AØKA08006U Macroeconomics C

Volume 2013/2014
BSc in Economics - compulsory
MSc in Economics
Course Content
The aim of the course is to provide insight into the basic models, concepts, methods and results of modern
macroeconomics and to be a prerequisite for the more specialized macroeconomic courses (Advanced
Macroeconomics, Economic Growth, Monetary Economics: Macro Aspects, Development Economics:
Macro Aspects, and International Monetary Economics). Among other things the course will focus on
• What determines savings and capital accumulation in a general equilibrium framework.
• How will taxes and public debt affect the economy?
• What are the effects of uncertainty and expectations?
• Why is money valued and how it affects capital accumulation?
• How is stabilization policy affected by the way expectations are formed?
• The political limits to monetary and fiscal policy.
Learning Outcome
At the end of the course, the student should be able to demonstrate:
Understanding of the main model frameworks for long‐run macroeconomics. This includes the Diamond
model with overlapping generations in discrete time and the Ramsey model in continuous time.
Proficiency in the application of the concepts and methods from these frameworks, including competence
in dynamic optimization and dynamic analysis in discrete and continuous time.
Understanding of the role of expectations and basic knowledge of macroeconomic models with forward looking
expectations under both perfect foresight and uncertainty and rational expectations. Time consistent and credibility issues regarding monetary and fiscal policy as well as institutional solutions.
Proficiency in the application of the related concepts and methods.
Competence in analyzing a macroeconomic problem, where the above‐mentioned concepts and methods
are central, that is competence in solving such models and explaining in economic terms the results and
implications and how they derive from the assumptions of the model.
The particularly good performance, corresponding to the top mark, is characterized by a complete fulfillment
of these learning objectives.


Main textbook:

  • Romer, David, (2012): “Advanced Macroeconomics” McGraw Hill, fourth ed, chapters 1, 2, 6, 7, 12.
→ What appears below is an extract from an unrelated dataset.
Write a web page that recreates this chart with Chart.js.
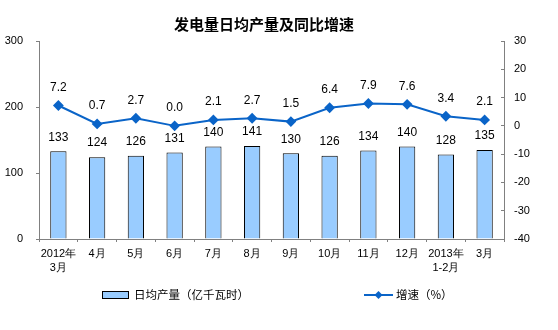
<!DOCTYPE html>
<html>
<head>
<meta charset="utf-8">
<script src="https://cdn.jsdelivr.net/npm/chart.js@4/dist/chart.umd.min.js"></script>
<style>
  html, body { margin: 0; padding: 0; background: #fff; }
  #wrap { width: 558px; height: 330px; }
</style>
</head>
<body>
<div id="wrap"><canvas id="chart"></canvas></div>
<script>
const months = [['2012年', '3月'], '4月', '5月', '6月', '7月', '8月', '9月', '10月', '11月', '12月', ['2013年', '1-2月'], '3月']
const dailyOutput = [133, 124, 126, 131, 140, 141, 130, 126, 134, 140, 128, 135]
const growth = [7.2, 0.7, 2.7, 0.0, 2.1, 2.7, 1.5, 6.4, 7.9, 7.6, 3.4, 2.1]
const leftTicks = [0, 100, 200, 300]
const rightTicks = [-40, -30, -20, -10, 0, 10, 20, 30]

const barFill = '#99CCFF'
const lineBlue = '#0A64C8'
const axisGray = '#808080'
const cjk = '"Noto Sans CJK SC", "Liberation Sans", sans-serif'
const num = '"Liberation Sans", Arial, sans-serif'

// value labels above bars and points, plus title and legend
const extras = {
    id: 'extras',
    afterDatasetsDraw(chart) {
        const ctx = chart.ctx
        ctx.save()
        ctx.fillStyle = '#000'
        ctx.textAlign = 'center'
        ctx.textBaseline = 'middle'
        ctx.font = '12px ' + num
        chart.getDatasetMeta(1).data.forEach((bar, i) => {
            ctx.fillText(String(dailyOutput[i]), bar.x, bar.y - 14)
        })
        chart.getDatasetMeta(0).data.forEach((pt, i) => {
            ctx.fillText(growth[i].toFixed(1), pt.x, pt.y - 18)
        })
        ctx.restore()
    },
    afterDraw(chart) {
        const ctx = chart.ctx
        ctx.save()
        ctx.fillStyle = '#000'
        ctx.textBaseline = 'middle'
        ctx.textAlign = 'center'
        ctx.font = 'bold 15px ' + cjk
        ctx.fillText('发电量日均产量及同比增速', 264, 24)

        // legend
        const ly = 295
        ctx.fillStyle = barFill
        ctx.fillRect(102, ly - 4, 27, 8)
        ctx.strokeStyle = '#000'
        ctx.lineWidth = 1
        ctx.strokeRect(102.5, ly - 3.5, 26, 7)
        ctx.textAlign = 'left'
        ctx.fillStyle = '#000'
        ctx.font = '11.5px ' + cjk
        ctx.fillText('日均产量（亿千瓦时）', 134, ly)

        ctx.strokeStyle = lineBlue
        ctx.lineWidth = 2
        ctx.beginPath()
        ctx.moveTo(364, ly)
        ctx.lineTo(393, ly)
        ctx.stroke()
        ctx.fillStyle = lineBlue
        ctx.beginPath()
        ctx.moveTo(378.5, ly - 4)
        ctx.lineTo(382.5, ly)
        ctx.lineTo(378.5, ly + 4)
        ctx.lineTo(374.5, ly)
        ctx.closePath()
        ctx.fill()
        ctx.fillStyle = '#000'
        ctx.fillText('增速（%）', 396, ly)
        ctx.restore()
    }
}

new Chart(document.getElementById('chart'), {
    type: 'bar',
    data: {
        labels: months,
        datasets: [
            {
                type: 'line',
                label: '增速（%）',
                data: growth,
                yAxisID: 'yRight',
                borderColor: lineBlue,
                backgroundColor: lineBlue,
                borderWidth: 2,
                pointStyle: 'rectRot',
                pointRadius: 4,
                pointHoverRadius: 4,
                tension: 0,
                order: 0
            },
            {
                type: 'bar',
                label: '日均产量（亿千瓦时）',
                data: dailyOutput,
                yAxisID: 'yLeft',
                backgroundColor: barFill,
                borderColor: '#000',
                borderWidth: 1,
                barPercentage: 0.42,
                categoryPercentage: 1,
                order: 1
            }
        ]
    },
    options: {
        responsive: true,
        maintainAspectRatio: false,
        animation: false,
        layout: { padding: { top: 41, left: 0, right: 0, bottom: 0 } },
        plugins: {
            legend: { display: false },
            title: { display: false },
            tooltip: { enabled: false }
        },
        scales: {
            x: {
                offset: true,
                afterFit: s => { s.height = 91 },
                grid: { drawOnChartArea: false, offset: true, tickLength: 3, color: axisGray },
                border: { color: axisGray, width: 1 },
                ticks: { color: '#000', padding: 5, maxRotation: 0, autoSkip: false,
                         font: { family: num, size: 11, lineHeight: 1.27 } }
            },
            yLeft: {
                position: 'left',
                min: 0, max: 300,
                afterFit: s => { s.width = 39 },
                afterBuildTicks: s => { s.ticks = leftTicks.map(v => ({ value: v })) },
                grid: { drawOnChartArea: false, tickLength: 3, color: axisGray },
                border: { color: axisGray, width: 1 },
                ticks: { color: '#000', padding: 13, font: { family: num, size: 11 } }
            },
            yRight: {
                position: 'right',
                min: -40, max: 30,
                afterFit: s => { s.width = 54 },
                afterBuildTicks: s => { s.ticks = rightTicks.map(v => ({ value: v })) },
                grid: { drawOnChartArea: false, tickLength: -3, color: axisGray },
                border: { color: axisGray, width: 1 },
                ticks: { color: '#000', padding: 13, font: { family: num, size: 11 } }
            }
        }
    },
    plugins: [extras]
})
</script>
</body>
</html>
Additional textbooks and bibliography:

  • Persson, Torsten and Guido Tabellini, (2000): “Political Economics”, MIT Press, chapters 15, 17
  • Blanchard, Olivier and Stanley Fischer, (1989) “Lectures on Macroeconomics”, MIT Press, chapters 2, 3, 4, 5.
  • Peter Birch Sørensen and Hans Jørgen Whitta-Jacobsen, (2010): "Introducing advanced Macroeconomics growth and business cycles", MacGraw-Hill. Chapters  21.
  • Chiang, Alpha and Kevin Wainwright, (2005), “Fundamental Methods of Mathematical Economics", McGraw Hill, chapter 20.
  • Chiang, A., (1999) “Elements of Dynamic Optimization", Waveland, chapters 7, 8 and 9.
  • Blinder, Alan (1998), “Central Banking in Theory and Practice", MIT Press, chapter 3.
  • Werning, I., (2012) “Optimal monetary and fiscal policy in a liquidity trap", MIT workingpaper.
As a part of the course, three out of four written assignments should be completed and accepted. This is a requirement for enrolling for the exam.
The course requires knowledge equivalent to that achieved in Macroeconomics A, Macroeconomics B, Econometrics A and B.
Lectures 3 hours a week (on average) and classes 3 hours a week for 14 weeks
  • Category
  • Hours
  • Class Exercises
  • 42
  • Exam
  • 3
  • Lectures
  • 42
  • Preparation
  • 119
  • Total
  • 206
7,5 ECTS
Type of assessment
Written examination, 3 hours under invigilation
Exam registration requirements
As a part of the course, three out of four written assignments should be completed and accepted. This is a requirement for enrolling for the exam.
Without aids
Marking scale
7-point grading scale
Censorship form
External censorship
100 % external censorship
Exam period
Will be published before the start of the semester
Same as ordinary. But if only a few students have registered for the re-exam, the exam might change to an oral exams with a synopsis to be handed in. This means that the examination date also will change.
Criteria for exam assesment
The Student must in a satisfactory way demonstrate that he/she has mastered the learning outcome of the course.